- Born: 1920 Gračanica, Kingdom of Yugoslavia
- Died: 2007 (aged 86–87) Srebrenik, Bosnia and Herzegovina
- Resting place: Režići Cemetery, Gračanica
- Occupation: Physician
- Father: Ibrahim Ustavdić

= Muhamed Ustavdić =

Bosnian physician (1920-2007)

Muhamed Ustavdić (Мухамед Уставдић; 1920-2007) was a Bosnian physician.

==Biography==
He was born in 1920 in Gračanica, the son of the teacher Ibrahim Ustavdić. He worked as a doctor in Libya, Tunisia and Lebanon. For more than ten years he provided medical assistance to numerous Palestinian refugees staying in refugee camps in Beirut. At one time he also treated Yasser Arafat.

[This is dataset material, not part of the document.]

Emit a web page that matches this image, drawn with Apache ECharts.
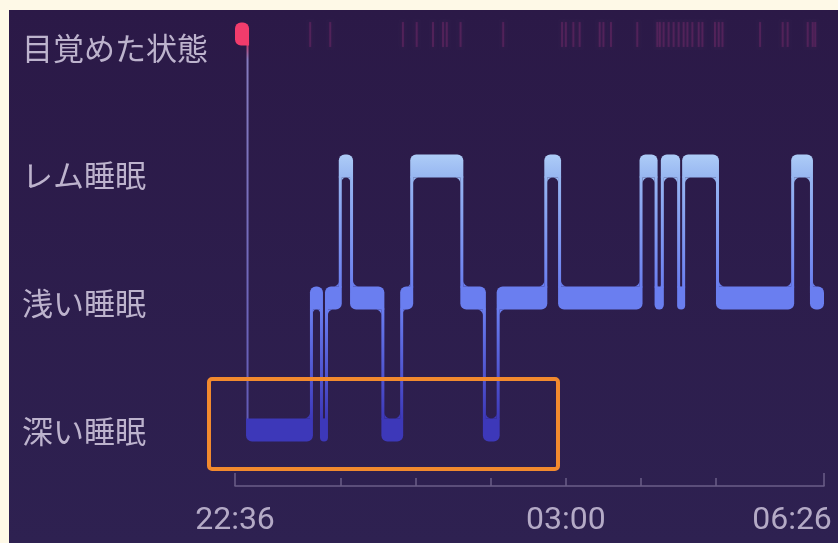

Later, he came back to Yugoslavia and worked as the director of the Health Center in Srebrenik.

Ustavdić died in 2007. He was buried next to his father at the Režići Cemetery in Gračanica. In 2017, the Embassy of the State of Palestine in Bosnia and Herzegovina posthumously awarded him a plaque with the coat of arms of Palestine, in gratitude for all he has done for the Palestinians.